Although, the simplest function of a chat bot may not be one you typically think of: search engines. You type out a question, it reads and understands the words, and then returns a response as accurate as possible. Of course, a search engine such as Google pulls from a wealth of information to return millions of results and ranks them according to what it thinks you’re looking for. But a standard search engine on a website functions the same way.
In terms of efficiency, they work wonders since a user can talk to a chat bot while still performing other tasks online. Another reason for their popularity is that a chat bot can offset the need for a human to become involved until necessary. Similar to voice recognition, this software acts as a companion element to a user and assisting with administrative tasks.
Processing typed information to digital forms, placing procurement orders, and taking support tickets are just a few ways these AIs can be implemented. Designed for convenience, a chat bot is a secure and easy way to access internal systems, such as requesting a password to be reset or create a new employee account.
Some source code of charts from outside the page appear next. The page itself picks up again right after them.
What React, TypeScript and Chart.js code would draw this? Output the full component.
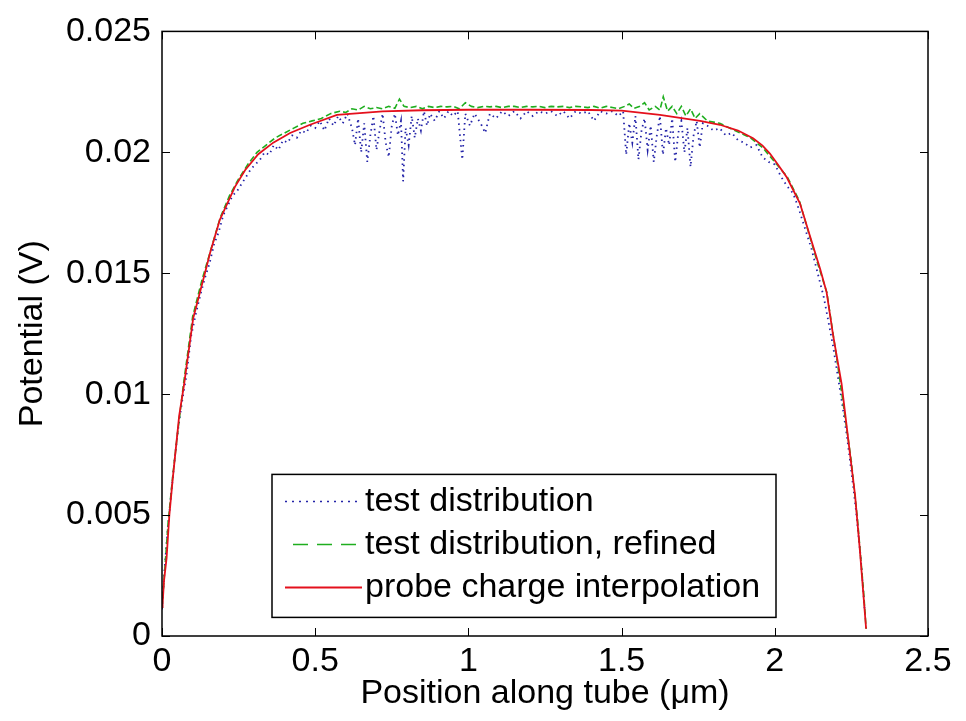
import { useEffect, useRef } from 'react';
import { Chart, registerables } from 'chart.js';

Chart.register(...registerables);

const FONT = '"Liberation Sans", Arial, Helvetica, sans-serif';

const xTickValues = [0, 0.5, 1, 1.5, 2, 2.5];
const xTickLabels = ['0', '0.5', '1', '1.5', '2', '2.5'];
const yTickValues = [0, 0.005, 0.01, 0.015, 0.02, 0.025];
const yTickLabels = ['0', '0.005', '0.01', '0.015', '0.02', '0.025'];

const seriesNames = ['test distribution', 'test distribution, refined', 'probe charge interpolation'];
const xAxisTitle = 'Position along tube (\u03BCm)';
const yAxisTitle = 'Potential (V)';

// probe charge interpolation (red)
const probeX = [0.000, 0.002, 0.0065, 0.015, 0.024, 0.035, 0.046, 0.056, 0.072, 0.102, 0.140, 0.157, 0.189, 0.238, 0.271, 0.314, 0.363, 0.418, 0.483, 0.571, 0.72, 0.85, 1.0, 1.2, 1.4, 1.50, 1.625, 1.756, 1.821, 1.880, 1.929, 1.960, 1.984, 2.010, 2.039, 2.082, 2.115, 2.148, 2.169, 2.190, 2.218, 2.245, 2.262, 2.278, 2.298];
const probeY = [0.00120, 0.00134, 0.00228, 0.00323, 0.0050, 0.0065, 0.00785, 0.0091, 0.0104, 0.01315, 0.0150, 0.01585, 0.01722, 0.01857, 0.01926, 0.01992, 0.0204, 0.0208, 0.02114, 0.02155, 0.02169, 0.02174, 0.02176, 0.02176, 0.02175, 0.02172, 0.02155, 0.02130, 0.02114, 0.02090, 0.02058, 0.02028, 0.01995, 0.01950, 0.01897, 0.01789, 0.01653, 0.01518, 0.01422, 0.01246, 0.01042, 0.00757, 0.00582, 0.0035, 0.0003];

// test distribution, refined (green)
const refinedX = [0.000, 0.010, 0.020, 0.035, 0.050, 0.070, 0.100, 0.130, 0.160, 0.190, 0.220, 0.250, 0.280, 0.310, 0.340, 0.370, 0.400, 0.430, 0.460, 0.490, 0.520, 0.550, 0.580, 0.600, 0.620, 0.640, 0.660, 0.680, 0.700, 0.720, 0.740, 0.760, 0.775, 0.790, 0.810, 0.830, 0.850, 0.870, 0.890, 0.910, 0.930, 0.950, 0.970, 0.990, 1.010, 1.030, 1.050, 1.070, 1.090, 1.110, 1.130, 1.150, 1.170, 1.190, 1.210, 1.230, 1.250, 1.270, 1.290, 1.310, 1.330, 1.350, 1.370, 1.390, 1.410, 1.430, 1.450, 1.470, 1.490, 1.510, 1.525, 1.540, 1.560, 1.575, 1.590, 1.610, 1.625, 1.636, 1.650, 1.665, 1.680, 1.695, 1.710, 1.725, 1.740, 1.755, 1.780, 1.820, 1.870, 1.920, 1.960, 2.000, 2.040, 2.080, 2.110, 2.140, 2.170, 2.190, 2.210, 2.230, 2.250, 2.270, 2.290, 2.298];
const refinedY = [0.0012, 0.0029, 0.0047, 0.0066, 0.0083, 0.0104, 0.0132, 0.0147, 0.0160, 0.0173, 0.0182, 0.0189, 0.0195, 0.0200, 0.0203, 0.0206, 0.0208, 0.0210, 0.0212, 0.0213, 0.0214, 0.0216, 0.0217, 0.02165, 0.0218, 0.02175, 0.0219, 0.0218, 0.02185, 0.0218, 0.0219, 0.02182, 0.0222, 0.0219, 0.02185, 0.0219, 0.0218, 0.0219, 0.02185, 0.0219, 0.02188, 0.0219, 0.0218, 0.02205, 0.0219, 0.02185, 0.0219, 0.02188, 0.0219, 0.02185, 0.0219, 0.0219, 0.02185, 0.0219, 0.02188, 0.0219, 0.02185, 0.0219, 0.02188, 0.0219, 0.02185, 0.0219, 0.02188, 0.02185, 0.0219, 0.02182, 0.0219, 0.02185, 0.0218, 0.0219, 0.0220, 0.02182, 0.0219, 0.02205, 0.02175, 0.0219, 0.02175, 0.0223, 0.0217, 0.0219, 0.0216, 0.0219, 0.0215, 0.0218, 0.0214, 0.0216, 0.0213, 0.0212, 0.0209, 0.0206, 0.0202, 0.0196, 0.0190, 0.0180, 0.0167, 0.0154, 0.0142, 0.0125, 0.0108, 0.0090, 0.0072, 0.0048, 0.0018, 0.0003];

// test distribution (blue, dotted)
const testX = [0.000, 0.008, 0.018, 0.030, 0.042, 0.055, 0.068, 0.080, 0.095, 0.110, 0.125, 0.140, 0.155, 0.170, 0.185, 0.200, 0.215, 0.230, 0.245, 0.260, 0.275, 0.290, 0.305, 0.320, 0.335, 0.350, 0.365, 0.380, 0.395, 0.410, 0.425, 0.440, 0.455, 0.470, 0.485, 0.500, 0.515, 0.530, 0.545, 0.560, 0.575, 0.590, 0.605, 0.620, 0.630, 0.640, 0.650, 0.660, 0.670, 0.680, 0.690, 0.700, 0.710, 0.720, 0.730, 0.740, 0.750, 0.760, 0.770, 0.780, 0.787, 0.795, 0.805, 0.815, 0.825, 0.835, 0.845, 0.855, 0.865, 0.875, 0.890, 0.905, 0.920, 0.935, 0.950, 0.965, 0.980, 0.990, 1.005, 1.020, 1.040, 1.055, 1.070, 1.090, 1.110, 1.130, 1.150, 1.170, 1.190, 1.210, 1.230, 1.250, 1.270, 1.290, 1.310, 1.330, 1.350, 1.370, 1.390, 1.410, 1.430, 1.450, 1.470, 1.490, 1.505, 1.515, 1.525, 1.535, 1.545, 1.555, 1.565, 1.575, 1.585, 1.595, 1.605, 1.615, 1.625, 1.635, 1.645, 1.655, 1.665, 1.675, 1.685, 1.695, 1.705, 1.715, 1.725, 1.735, 1.745, 1.755, 1.765, 1.780, 1.800, 1.820, 1.840, 1.860, 1.880, 1.900, 1.920, 1.940, 1.960, 1.980, 2.000, 2.020, 2.040, 2.060, 2.080, 2.100, 2.120, 2.140, 2.160, 2.175, 2.190, 2.205, 2.220, 2.235, 2.250, 2.265, 2.280, 2.295];
const testY = [0.0011, 0.0027, 0.0043, 0.0059, 0.0074, 0.0088, 0.0099, 0.0108, 0.0124, 0.0133, 0.0141, 0.0148, 0.0154, 0.0162, 0.0167, 0.0174, 0.0178, 0.0182, 0.0184, 0.0187, 0.0190, 0.0193, 0.0195, 0.0197, 0.0200, 0.0199, 0.0203, 0.0201, 0.0205, 0.0204, 0.0207, 0.0206, 0.0209, 0.0208, 0.0211, 0.0210, 0.0213, 0.0209, 0.0214, 0.0211, 0.0215, 0.0212, 0.0216, 0.0210, 0.0203, 0.0214, 0.0200, 0.0212, 0.0196, 0.0207, 0.0215, 0.0201, 0.0209, 0.0216, 0.0204, 0.0198, 0.0211, 0.0216, 0.0207, 0.0213, 0.0188, 0.0210, 0.0203, 0.0215, 0.0206, 0.0214, 0.0209, 0.0217, 0.0211, 0.0216, 0.0213, 0.0217, 0.0214, 0.0217, 0.0215, 0.0217, 0.0197, 0.0216, 0.0211, 0.0216, 0.0212, 0.0208, 0.0216, 0.0214, 0.0217, 0.0215, 0.0217, 0.0214, 0.0217, 0.0215, 0.0217, 0.0216, 0.0217, 0.0215, 0.0217, 0.0214, 0.0217, 0.0216, 0.0217, 0.0213, 0.0217, 0.0216, 0.0217, 0.0215, 0.0217, 0.0199, 0.0212, 0.0204, 0.0215, 0.0197, 0.0209, 0.0214, 0.0201, 0.0211, 0.0196, 0.0207, 0.0215, 0.0199, 0.0210, 0.0203, 0.0214, 0.0196, 0.0208, 0.0213, 0.0200, 0.0210, 0.0194, 0.0207, 0.0213, 0.0202, 0.0212, 0.0211, 0.0209, 0.0210, 0.0207, 0.0208, 0.0205, 0.0204, 0.0202, 0.0203, 0.0198, 0.0196, 0.0195, 0.0190, 0.0186, 0.0183, 0.0176, 0.0168, 0.0160, 0.0150, 0.0140, 0.0130, 0.0120, 0.0108, 0.0096, 0.0083, 0.0068, 0.0052, 0.0033, 0.0008];

const BLUE = '#2323a8';
const GREEN = '#1fae1f';
const RED = '#e4101c';

const toPoints = (xs: number[], ys: number[]) => xs.map((x, i) => ({ x, y: ys[i] }));

const frameAndTicks = {
  id: 'frameAndTicks',
  afterDatasetsDraw(chart: any) {
    const { ctx, chartArea: ca, scales } = chart;
    const len = 8;
    ctx.save();
    ctx.strokeStyle = '#000';
    ctx.lineWidth = 1;
    ctx.beginPath();
    xTickValues.forEach((v) => {
      const px = Math.round(scales.x.getPixelForValue(v)) + 0.5;
      ctx.moveTo(px, ca.bottom);
      ctx.lineTo(px, ca.bottom - len);
      ctx.moveTo(px, ca.top);
      ctx.lineTo(px, ca.top + len);
    });
    yTickValues.forEach((v) => {
      const py = Math.round(scales.y.getPixelForValue(v)) + 0.5;
      ctx.moveTo(ca.left, py);
      ctx.lineTo(ca.left + len, py);
      ctx.moveTo(ca.right, py);
      ctx.lineTo(ca.right - len, py);
    });
    ctx.stroke();
    ctx.lineWidth = 1.5;
    ctx.strokeRect(ca.left, ca.top, ca.right - ca.left, ca.bottom - ca.top);
    ctx.restore();
  },
};

const boxLegend = {
  id: 'boxLegend',
  afterDraw(chart: any) {
    const { ctx, chartArea: ca } = chart;
    const bx = ca.left + 110;
    const by = ca.top + 443;
    const bw = 504;
    const bh = 143;
    ctx.save();
    ctx.fillStyle = '#fff';
    ctx.fillRect(bx, by, bw, bh);
    ctx.strokeStyle = '#000';
    ctx.lineWidth = 1.5;
    ctx.strokeRect(bx, by, bw, bh);
    const rows = [
      { color: BLUE, dash: [2, 5], x0: bx + 13, y: by + 27, w: 1.5 },
      { color: GREEN, dash: [15, 9], x0: bx + 21, y: by + 70, w: 1.5 },
      { color: RED, dash: [], x0: bx + 13, y: by + 113, w: 2 },
    ];
    rows.forEach((r, i) => {
      ctx.beginPath();
      ctx.setLineDash(r.dash);
      ctx.strokeStyle = r.color;
      ctx.lineWidth = r.w;
      ctx.moveTo(r.x0, r.y);
      ctx.lineTo(bx + 90, r.y);
      ctx.stroke();
      ctx.setLineDash([]);
      ctx.fillStyle = '#000';
      ctx.font = `34px ${FONT}`;
      ctx.textAlign = 'left';
      ctx.textBaseline = 'middle';
      ctx.fillText(seriesNames[i], bx + 93, r.y);
    });
    ctx.restore();
  },
};

export default function App() {
  const ref = useRef<HTMLCanvasElement | null>(null);

  useEffect(() => {
    if (!ref.current) return;
    const chart = new Chart(ref.current, {
      type: 'line',
      data: {
        datasets: [
          {
            label: seriesNames[0],
            data: toPoints(testX, testY),
            borderColor: BLUE,
            borderWidth: 1.8,
            borderDash: [1.5, 4],
            pointRadius: 0,
            fill: false,
            order: 3,
          },
          {
            label: seriesNames[1],
            data: toPoints(refinedX, refinedY),
            borderColor: GREEN,
            borderWidth: 1.6,
            borderDash: [6, 3],
            pointRadius: 0,
            fill: false,
            order: 2,
          },
          {
            label: seriesNames[2],
            data: toPoints(probeX, probeY),
            borderColor: RED,
            borderWidth: 1.8,
            pointRadius: 0,
            fill: false,
            order: 1,
          },
        ],
      },
      options: {
        animation: false,
        responsive: true,
        maintainAspectRatio: false,
        devicePixelRatio: 1,
        layout: { padding: { top: 21, right: 38, left: 0, bottom: 0 } },
        plugins: { legend: { display: false }, tooltip: { enabled: false } },
        scales: {
          x: {
            type: 'linear',
            min: 0,
            max: 2.5,
            grid: { display: false, drawTicks: false },
            border: { display: false },
            afterBuildTicks: (scale: any) => {
              scale.ticks = xTickValues.map((v) => ({ value: v }));
            },
            afterFit: (scale: any) => {
              scale.height = 85;
            },
            ticks: {
              padding: 5,
              color: '#000',
              maxRotation: 0,
              autoSkip: false,
              font: { family: FONT, size: 34 },
              callback: (v: any) => {
                const i = xTickValues.findIndex((t) => Math.abs(t - Number(v)) < 1e-9);
                return i >= 0 ? xTickLabels[i] : '';
              },
            },
            title: {
              display: true,
              text: xAxisTitle,
              color: '#000',
              font: { family: FONT, size: 34 },
              padding: { top: 0, bottom: 7 },
            },
          },
          y: {
            type: 'linear',
            min: 0,
            max: 0.025,
            grid: { display: false, drawTicks: false },
            border: { display: false },
            afterBuildTicks: (scale: any) => {
              scale.ticks = yTickValues.map((v) => ({ value: v }));
            },
            afterFit: (scale: any) => {
              scale.width = 162;
            },
            ticks: {
              padding: 11,
              color: '#000',
              autoSkip: false,
              font: { family: FONT, size: 34 },
              callback: (v: any) => {
                const i = yTickValues.findIndex((t) => Math.abs(t - Number(v)) < 1e-9);
                return i >= 0 ? yTickLabels[i] : '';
              },
            },
            title: {
              display: true,
              text: yAxisTitle,
              color: '#000',
              font: { family: FONT, size: 34 },
              padding: { top: 12, bottom: 0 },
            },
          },
        },
      },
      plugins: [frameAndTicks, boxLegend],
    });
    return () => chart.destroy();
  }, []);

  return (
    <div style={{ position: 'absolute', left: 0, top: 0, width: 966, height: 721, background: '#fff' }}>
      <canvas ref={ref} />
    </div>
  );
}
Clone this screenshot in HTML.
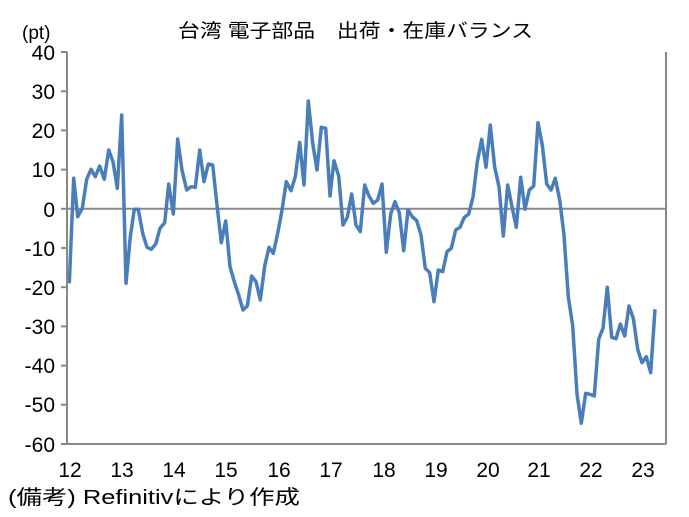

They are also able to integrate into a wide range of business applications such as Outlook or Salesforce.
Unlike voice recognition, chat bots do not necessarily require a vast neural network to process user input since keystrokes can already be parsed by a computer. However, a variety of natural language processing (NLP) and natural language understanding (NLU) techniques are utilized in an attempt to understand and engage with the user. Because there is no one algorithm that can be used for this task, a variety of processes are put in place depending on the environment and need. Some common NLP techniques include simple pattern matchers, the multinomial naïve Bayes algorithm, tokenization, and named entity recognition.